Noah hummed again, louder, as he thought about the evening. Then he shook his head.
“I don’t think so.”
“Are you sure?”
“Well, Christie was cute. Short skirt, guys go for that. I saw other dudes checking her out. I got the feeling she liked the attention, you know? Pissed me off a little. After all, I was the one paying for dinner and buying the drinks.”
“Was there anyone in particular that she noticed? Or who noticed her?”
“Not that I remember. Sorry.”
“Did Christie talk to you about having been in therapy?” Frost asked.
Noah grinned. “What, like seeing a shrink? No, most girls are smart enough to keep the cray-cray hidden when you start dating them. Comes out sooner or later, though.”
Frost slid out a card and handed it to Noah. “I think that’s all for now.”
“I can get out of here?” he asked.
“Yes. If you think of anything else, my number’s on the card.”
Frost headed for the door of the bar, but as he did, he found that he was whistling under his breath.
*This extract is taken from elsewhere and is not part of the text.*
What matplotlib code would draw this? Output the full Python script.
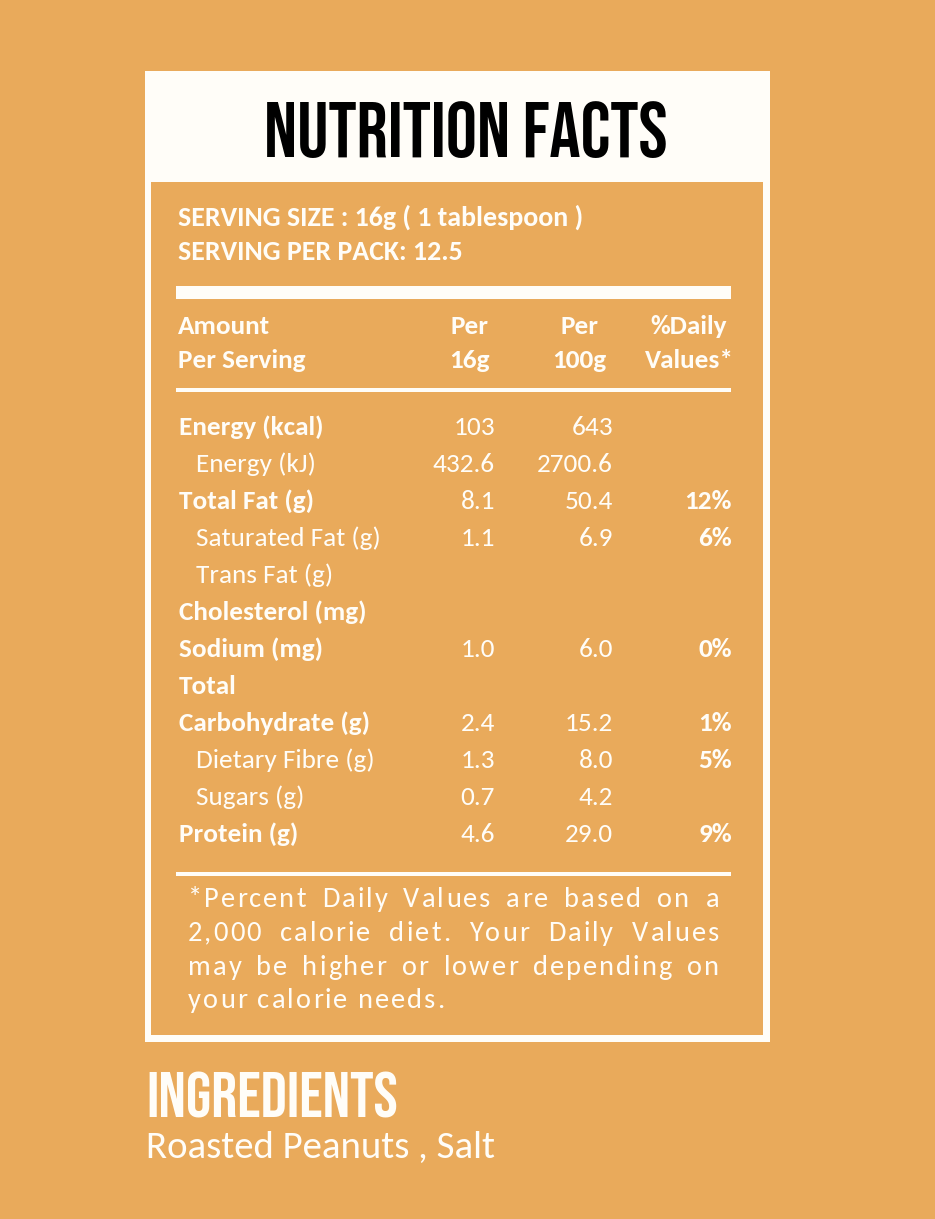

He was on the street and into the third replay of the chorus before he realized that Noah’s earworm had gotten inside his own head. He was whistling the same song that Noah had been humming, and once a song got into your brain like that, it was impossible to get it out.
Then Frost realized something strange.
The earworm stuck in his head wasn’t new. He’d been whistling a fragment of a song wherever he went for the past couple of days. It popped onto his lips and demanded to come out. Noah had been humming the same song that Frost had been whistling for days.
He went back inside the lounge and nearly bumped into Noah, who was on his way out of the bar.
“What are you humming?” Frost asked.
“Huh? Oh yeah, I do that. I know, it can be irritating. Most of the time, I don’t even know I’m doing it. Women have to tell me to stop.”
“What’s the song?”
Noah listened to the tune on his lips. “I think it’s a Carole King song. It was playing when Christie did her freak-out. I guess it kind of stuck with me, you know?”
Noah was right. It was a Carole King song. Frost had heard it before. Recently. Over and over.
“Which one?” he asked, even though he knew the answer.
“It’s called ‘Nightingale,’” Noah replied. “I always liked that one. It’s a song for lonely people, you know? It’s about the night bird winging his way home.”